Similarly on Waltham Park Road.

If I were a wanted man and I wanted to pass a police checkpoint, all I would have to do is board a bus, and I would pass through undetected and unmolested. Last week I took a luxury coach to Montego Bay, and passed a checkpoint on the Trelawny/St James border. They don’t even look into those buses.

Travelling in a car, they might ask if I have a firearm. If I had an illegal firearm, would I say “Yes?” It is a pointless question.

What purpose do these inspection stops serve? I know they want to appear to be doing SOMETHING rather than nothing, especially when an election is in the air; but these checkpoints serve only to cause traffic jams. I think our security bosses need to wheel and come again. We have to find a ­better way to detect and control crime and criminals.

Checkpoints are only useful when you don’t know where they are, and you come upon them unexpectedly; having them in the same place for six months, I believe, is a total waste of time. Move them around and surprise us – and the wrongdoers.

Approaching a checkpoint, I have seen cars abruptly stop, turn around and speed off in the opposite direction. It is those cars that need to be chased, stopped, and searched. Motorcycle cops need to be at the ready to go in hot pursuit in such eventualities. No such luck! Missed opportunities!

SPEARFISHING NOT ­­NET FISHING

I notice that the checkpoint on Mountain View Avenue by Deanery Avenue is only manned in the ­evenings. What is the point of that? Whoever is holed up in the night can easily escape in the morning, carrying with them ­anything they wish.

Besides, on the edge of Long Mountain/Wareika Hills, you can move by car or on foot from Hampstead Gardens, through Backbush, Saunders Gardens, Norman Gardens, Johnson Town, D’Aguilar Town, and Rennock Lodge without touching the main road where the checkpoints are.

The longer a checkpoint remains at a particular point, the less ­effective it is, as wrongdoers get better at avoiding it. In economics, it is called the law of diminishing returns. These zones of special operations (ZOSOs) and states of emergency (SOEs) have long lost their sting. And as constitutionally they were our last resort in case of a public emergency, we have no other arrows in our quiver!

Intelligence-driven, lightning, full-circle cordons and searches (spearfishing) should produce ­better results than these long-term, static checkpoints (net fishing).
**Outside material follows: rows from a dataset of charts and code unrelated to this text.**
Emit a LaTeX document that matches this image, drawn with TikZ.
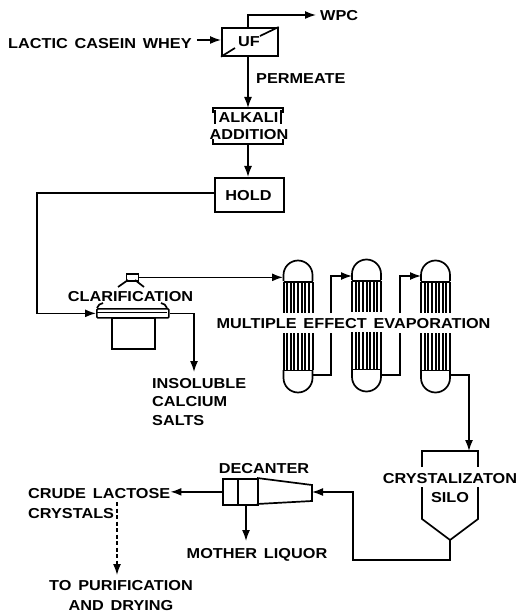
\documentclass[tikz,border=0pt]{standalone}
\usepackage{fontspec}
\setmainfont[BoldFont={Liberation Sans Bold},FakeStretch=1.13,WordSpace=1.5]{Liberation Sans Bold}
\usetikzlibrary{arrows.meta}
\tikzset{
  ln/.style={line width=1.5pt,line join=miter},
  flow/.style={ln,-{Latex[length=11pt,width=8pt]}},
  dashflow/.style={ln,dash pattern=on 4pt off 2.5pt,-{Latex[length=11pt,width=8pt]}},
  lab/.style={inner sep=0pt,font=\fontsize{14.4}{16}\selectfont,text height=10.3pt,text depth=0pt},
  vessel/.style={line width=1.7pt,line join=miter},
  unit/.style={draw,line width=1.7pt,inner sep=0pt}
}
\newcommand{\evap}[2]{% x-left, y-top of dome
  \begin{scope}[shift={(#1,#2)}]
    \draw[vessel] (0,21) -- (0,15) arc[start angle=180,end angle=360,radius=14.5] -- (29,21);
    \draw[vessel] (0,22) -- (29,22);
    \draw[vessel] (0,110) -- (0,118) arc[start angle=180,end angle=0,radius=14.5] -- (29,110);
    \draw[vessel] (0,110.5) -- (29,110.5);
    \foreach \t in {0,3.625,...,29.1}{
      \draw[line width=2pt] (\t,22) -- (\t,53);
      \draw[line width=2pt] (\t,73) -- (\t,110);
    }
  \end{scope}}
\begin{document}
\begin{tikzpicture}[x=1pt,y=-1pt]
\useasboundingbox (0,0) rectangle (529,612);
% nodes
\node[unit,minimum width=56pt,minimum height=28pt,anchor=north west] (uf) at (221,27) {};
\node[lab] (uftext) at (249,41) {UF};
\node[lab,anchor=west] (whey) at (8,43) {LACTIC CASEIN WHEY};
\node[lab,anchor=west] (wpc) at (320,15) {WPC};
\node[lab,anchor=west] (perm) at (256,78) {PERMEATE};
\node[minimum width=70pt,minimum height=36pt,inner sep=0pt,anchor=north west] (alk) at (213,108) {};
\node[lab] (alk1) at (248.5,117.5) {ALKALI};
\node[lab] (alk2) at (249,134) {ADDITION};
\node[unit,minimum width=69pt,minimum height=34pt,anchor=north west] (hold) at (214,177) {};
\node[lab] (holdt) at (248.5,195) {HOLD};
\node[lab] (clart) at (130.5,296) {CLARIFICATION};
\node[minimum width=72pt,minimum height=9pt,inner sep=0pt,anchor=north west,draw,line width=1.7pt,rounded corners=1pt] (bar) at (96,308) {};
\node[unit,minimum width=43pt,minimum height=31pt,anchor=north west] (tank) at (111,317) {};
\node[minimum width=12pt,minimum height=7pt,inner sep=0pt,draw,line width=1.7pt,anchor=north west] (cap) at (125.5,273) {};
\node[lab,anchor=west] (ins1) at (152,383) {INSOLUBLE};
\node[lab,anchor=west] (ins2) at (152,401) {CALCIUM};
\node[lab,anchor=west] (ins3) at (152,420) {SALTS};
\node[lab] (mee) at (353.5,323) {MULTIPLE EFFECT EVAPORATION};
\node[lab] (cry) at (450,478) {CRYSTALIZATON};
\node[lab] (silo) at (450,497) {SILO};
\node[lab] (dect) at (264,468) {DECANTER};
\node[lab,anchor=west] (crude) at (28,493) {CRUDE LACTOSE};
\node[lab,anchor=west] (crys) at (28,513) {CRYSTALS};
\node[lab] (mother) at (257,553) {MOTHER LIQUOR};
\node[lab] (pur) at (121,585) {TO PURIFICATION};
\node[lab] (dry) at (121,605) {AND DRYING};
% UF diagonals
\draw[vessel] (uf.south west) -- (235,48);
\draw[vessel] (260,36) -- (uf.north east);
% alkali box
\draw[vessel] (213,113) -- (213,108) -- (283,108) -- (283,113);
\draw[vessel] (213,139) -- (213,144) -- (283,144) -- (283,139);
\draw[ln] (215,110) -- (215,124) (281,110) -- (281,124);
% clarifier
\draw[vessel] (97,308) to[bend left=30] (103,303);
\draw[vessel] (167,308) to[bend right=30] (161,303);
\draw[ln] (97,312.5) -- (167,312.5);
\draw[vessel] (128,280) -- (118,287);
\draw[vessel] (135,280) -- (144,287);
% evaporators
\evap{283.5}{260}
\evap{352}{259}
\evap{421}{260}
\coordinate (e1in) at (283,276);
\coordinate (e1out) at (313,375);
\coordinate (e2in) at (352,276);
\coordinate (e2out) at (381,375);
\coordinate (e3in) at (421,276);
\coordinate (e3out) at (450,375);
\coordinate (b1a) at (331,333);
\coordinate (b1b) at (331,313);
\coordinate (b2a) at (400,333);
\coordinate (b2b) at (400,313);
\coordinate (hbend) at (37,193);
% silo
\coordinate (siloTL) at (422,451);
\coordinate (siloTR) at (478,451);
\coordinate (siloV) at (450,540);
\coordinate (siloIn) at (469,451);
\draw[vessel] (422,467) -- (siloTL) -- (siloTR) -- (478,467);
\draw[vessel] (422,487) -- (422,519) -- (siloV) -- (478,519) -- (478,487);
% decanter
\node[unit,minimum width=35pt,minimum height=26pt,anchor=north west] (dec) at (222,478) {};
\draw[vessel] (238,478) -- (238,504);
\draw[vessel] (257,478) -- (312,485) -- (312,501) -- (257,504);
\coordinate (decR) at (312,492);
\coordinate (insb) at (194,372);
% connectors
\draw[flow] (whey.east) ++(5,-3) coordinate (w0) -- (uf.west |- w0);
\draw[flow] (uf.north -| 248,27) -- (248,15) -- (wpc.west -| 316,15);
\draw[flow] (uf.south -| 248,55) -- (alk.north -| 248,108);
\draw[flow] (alk.south -| 248,144) -- (hold.north -| 248,177);
\draw[flow] (hold.west |- hbend) -- (hbend) -- (hbend |- bar.west) -- (bar.west);
\draw[flow] (cap.east) -- (e1in |- cap.east);
\draw[flow] (bar.east) -- (insb |- bar.east) -- (insb);
\draw[ln] (e1out) -- (331,375) -- (b1a);
\draw[flow] (b1b) -- (331,276) -- (e2in);
\draw[ln] (e2out) -- (400,375) -- (b2a);
\draw[flow] (b2b) -- (400,276) -- (e3in);
\draw[flow] (e3out) -- (469,375) -- (siloIn);
\draw[flow] (siloV) -- (450,560) -- (353,560) -- (353,492) -- (decR);
\draw[flow] (dec.west) -- (crude.east |- dec.west);
\draw[flow] (246,504) -- (246,541);
\draw[dashflow] (117,502) -- (117,575);
\end{tikzpicture}
\end{document}
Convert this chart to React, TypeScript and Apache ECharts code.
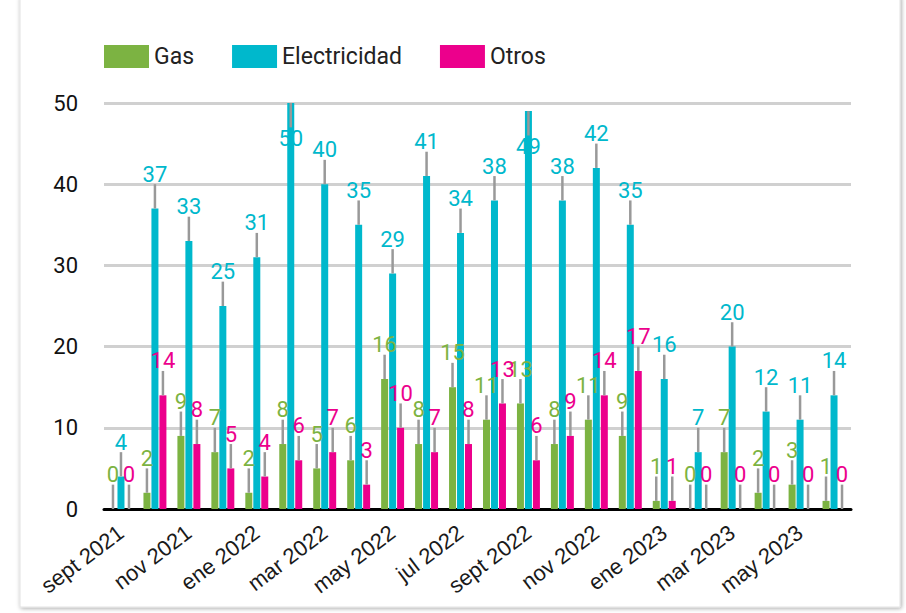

The searches should be thorough, and all back fences, back roads and back lanes should be guarded.

The trouble is that neither party has shown any political will to catch the many politically ­connected gangsters and enforcers in their garrison enclaves, not to ­mention drug traders and gunrunners, ­especially as ­elections approach.

Reporters from this news­paper were easily able to uncover ­evidence of the drug-for-guns trade on Jamaica’s south coast. What do the Police Special Branch and the Military Intelligence Unit do all day?

Bring in lawmen from the UK, Canada, or the US to find the guns and the gunmen, and to bring extortion to an end, and see how quickly we get results! And then we will see some big names in jail.